Since we operate on and finish transposing each submatrix one at a time, we consolidate our memory accesses to that smaller chunk of memory when transposing that particular submatrix, which increases the degree of temporal (and spatial) locality that we exhibit, which makes our cache performance better, which makes our program run faster.
This (if implemented correctly) will result in a substantial improvement in performance. For this lab, you will implement a cache blocking scheme for matrix transposition and analyze its performance.
Your task is to implement cache blocking in the transpose_blocking() function inside transpose.c. By default, the function does nothing, so the benchmark function will report an error. You may NOT assume that the matrix width (n) is a multiple of the blocksize. After you have implemented cache blocking, you can run your code by typing:
$ make ex3 $ ./transpose <n> <blocksize>
Where n, the width of the matrix, and blocksize are parameters that you will specify. You can verify that your code is working by setting n=10000 and blocksize=33. The blocked version should finish significantly faster.
The following section is meant to serve as a guideline for if you have no idea how to start. If you think you know how to use the parameter blocksize, then just jump right in and get started.
Some tips to get started:
Start by looking at the transpose_naive function included in the file. Notice that the index y strides vertically across the WHOLE src matrix in one iteration of the outer loop before resetting to 0. Another way to say this is that the index x only updates after y is done going from 0 all the way to n. This is the behavior which we want to change. We want to step not stride across the array indices.
TL;DR: fill out dst square chunks at a time, where each square chunk is of dimension blocksize by blocksize.
Instead of updating x only when y goes through ALL of 0 through n, we want to jump down to the next row of dst after we stride across the width (horizontal axis) of just a single block. How big is a block? Exactly the number of integers specified by the parameter blocksize.
In addition, we only want to stride vertically through the height (vertical axis) of a block before we move on to the next block.

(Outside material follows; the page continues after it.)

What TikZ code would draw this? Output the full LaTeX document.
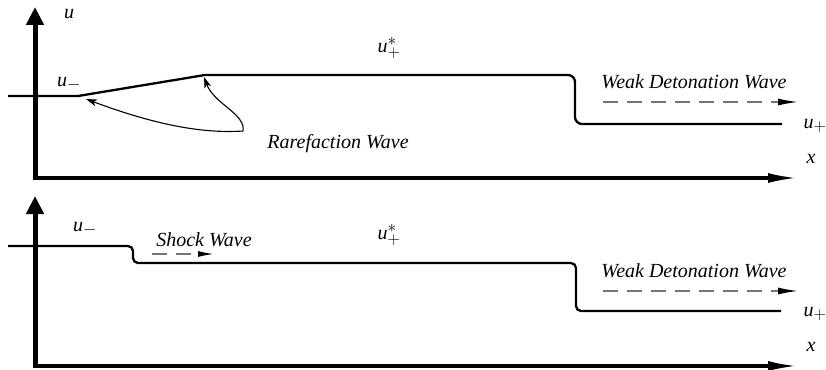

We don't want to make x stride all the way down n rows of dst before we move on to the next block.
Hint: A standard solution needs 4 (four) for loops.
Finally, since we can't assume that n is a multiple of the blocksize, the final block column for each block row will be a little bit cut-off AKA it won't be a full blocksize-by-blocksize square. In addition, the final block row will all be truncated. To fix this problem, you can do the exercise assuming that n is a multiple of the blocksize and then add in a special case somewhere to do nothing when your indices reach out of bounds of the array.
Once your code is working, complete the following exercises and record your answers (we will ask about it during checkoff).
Part 1: Changing Array Sizes
Fix the blocksize to be 20, and run your code with n equal to 100, 1000, 2000, 5000, and 10000. At what point does cache blocked version of transpose become faster than the non-cache blocked version? Why does cache blocking require the matrix to be a certain size before it outperforms the non-cache blocked code?
(Sanity check: the blocked version isn't faster than the naive version until the matrix size is sufficiently big.)
Part 2: Changing Blocksize
Fix n to be 10000, and run your code with blocksize equal to 50, 100, 500, 1000, 5000. How does performance change as the blocksize increases? Why is this the case?
(Sanity check: as you increase the blocksize, the amount of speedup should change in one direction, then change in the other direction.)Notice that in neither of the last two exercises did we actually know the cache parameters of our machine. We just made the code exhibit a higher degree of locality, and this magically made things go faster! This tells us that caches, regardless of their specific parameters, will always benefit from operating on code which exhibits a high degree of locality.
- Explain your responses to the above questions to the person checking you off.